Let me tell you, I gave her one.
And then she told me that she has food allergies too. That if her sister forgets (as has happened) and eats something with peanut butter in it, and this young woman smells it, she can have a reaction. Bless her. She seems to take it in stride, but in that moment–the one where her eyes lit up and she threw her hand up in the air–I knew it meant something to her. To be included. To be acknowledged. Bless her, she may have outgrown trick or treating, but I hope that she and I both will see a world where there are teal blue pumpkins everywhere on Halloween and, more importantly, that folks understand that these allergies are not just in the heads of folks, but something very life or death real.
She was more animated as we talked than I have ever seen her when we’ve chatted as I’ve taken Miss Sophie out for her walkabouts.
I think it had something to do with being seen and heard and validated.
But it might have been the bracelet.
After all, those things are pretty cool.
When I set out to do non-food treats and be a part of the #tealpumpkinproject this year, I did it for my Princess, so she’d feel respected and know she’s not the only one. I had no idea if there were any other children we’d come across in our area who would benefit or even appreciate not getting candy bars or suckers or Twizzlers or the like. I said to myself that even if it helped only one to feel included, then it was worth all the time and effort of tracking down the treats.
After the happy Mama of the girl with autism expressed her delight (her daughter had already had enough sugar she said) and seeing the smiling faces of little ones as their bracelets started to glow, the young woman with the nut allergies was icing on the cake. She has a sweet and giving spirit to take her sister and neighbor friend trick or treating. I was honored to get to visit with someone so compassionate at such a young age. She is going places, and her generosity gives me hope for our future. She was my one–besides my own girl–the one whom I did this for. And I am thankful for her face lighting up and for that high-five.

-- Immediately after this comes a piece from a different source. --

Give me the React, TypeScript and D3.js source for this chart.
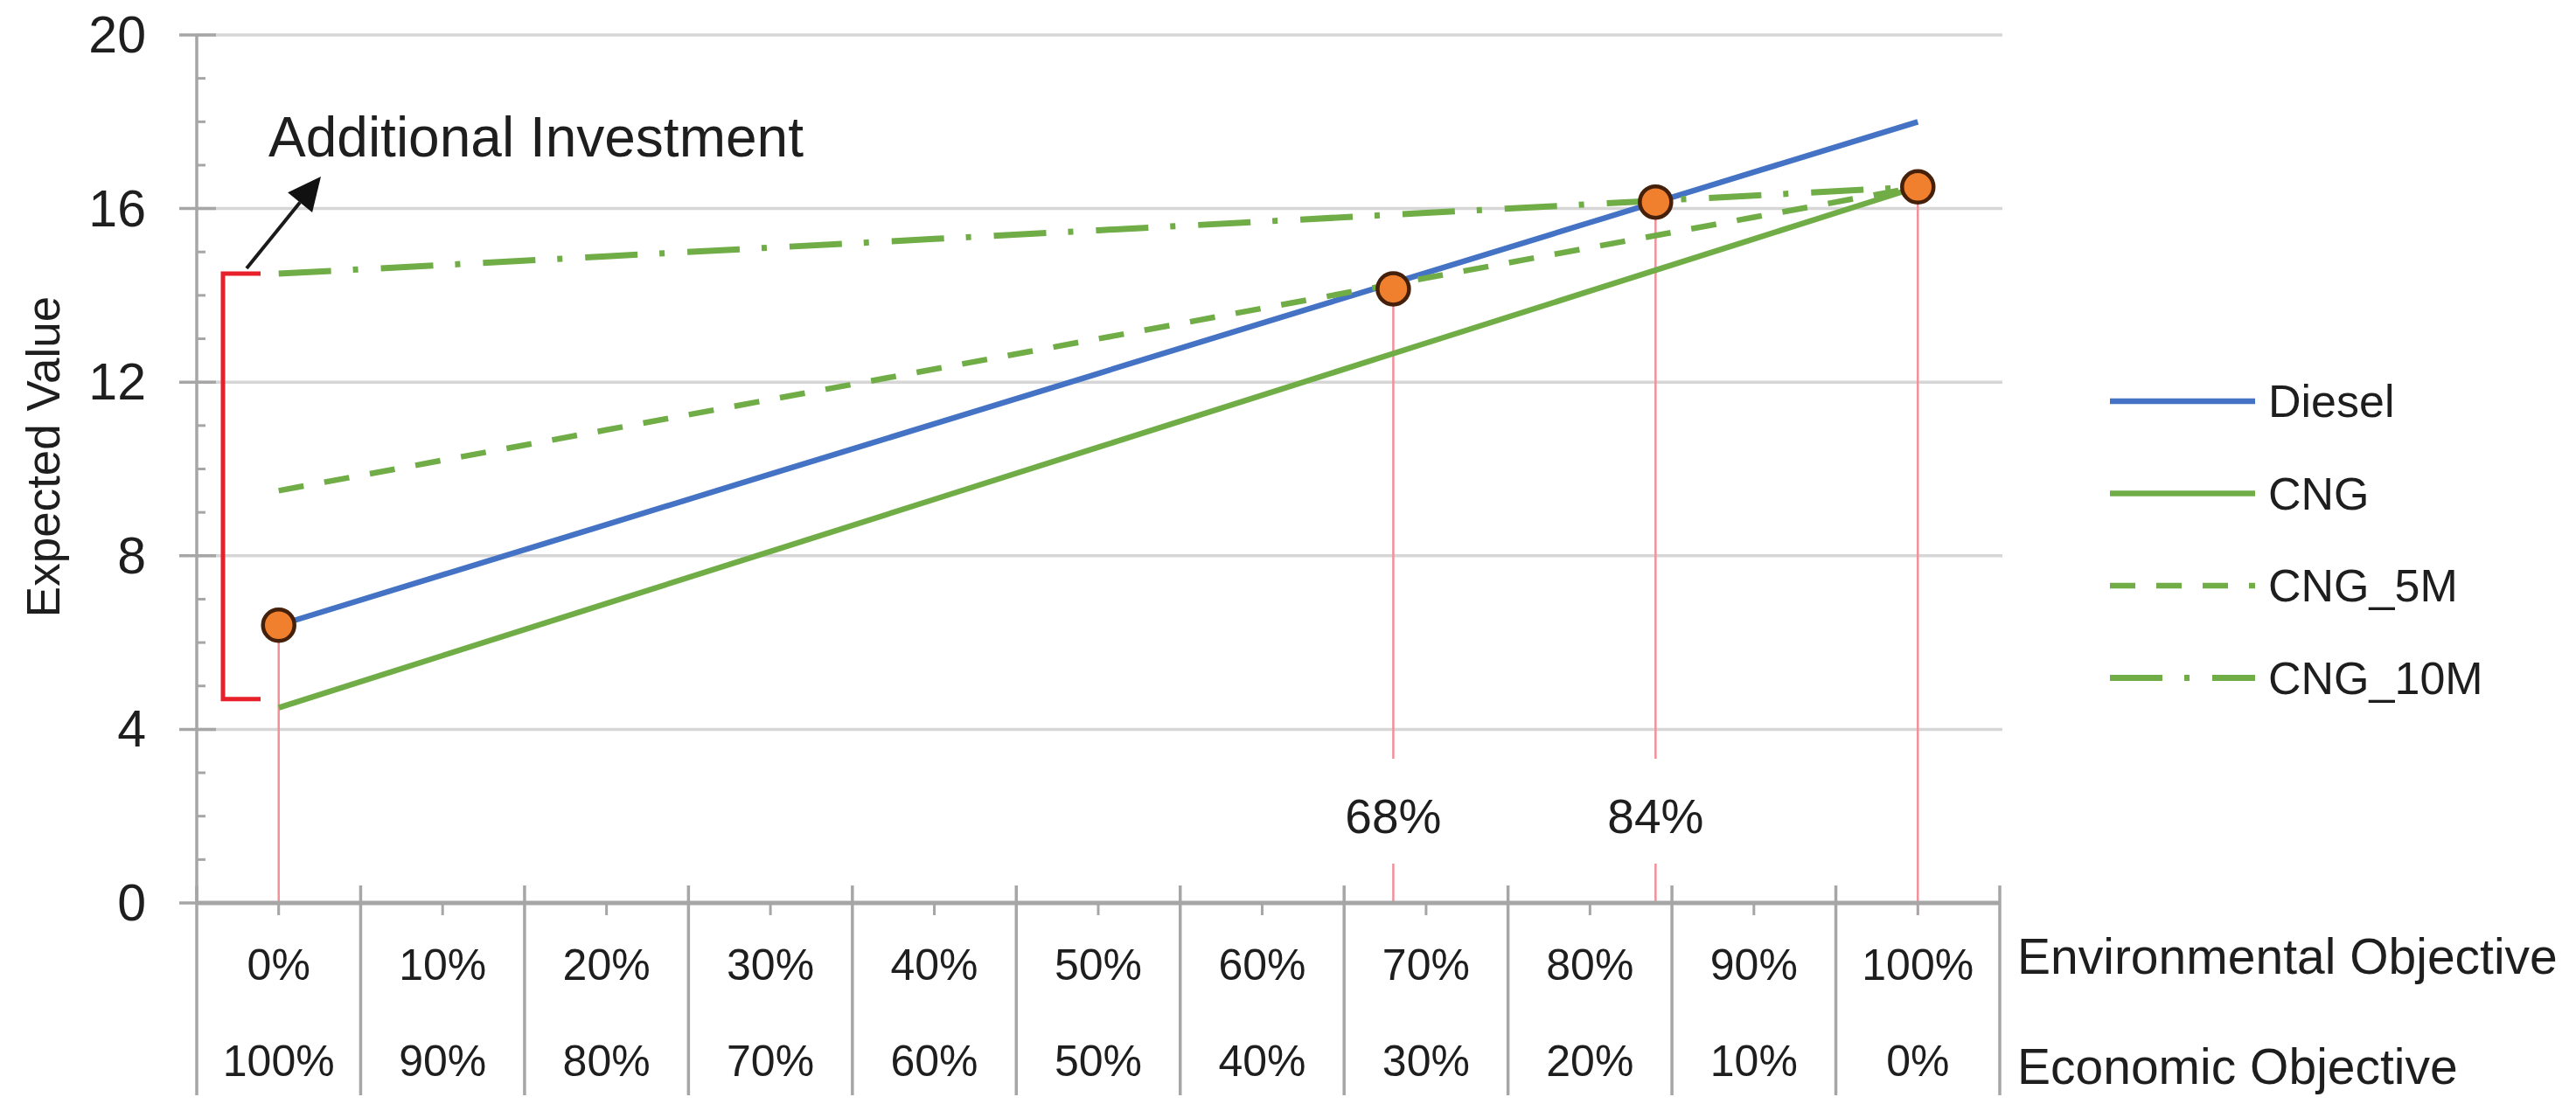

All. Completely. Worth. It.
I’m off to bag up what we have left for next year. That’s the bonus in all of this. No candy to tempt me, and I have a head start on next year’s treats. Well, except for those pencils. I think someone eats those things around here, and I don’t mean the dog. Yeah, they’ll never last until next year.
Here’s to a holiday that includes everyone! My heart is full.
Love to all.
My heart has been touched by how many of you have commented and shared the story of including a teal pumpkin in your Halloween festivities. I cannot fully express in words how much that means to me. Thank you for including all and loving on folks. You are my heroes–stepping outside yourselves and what’s easy and always been done to make a difference. Love.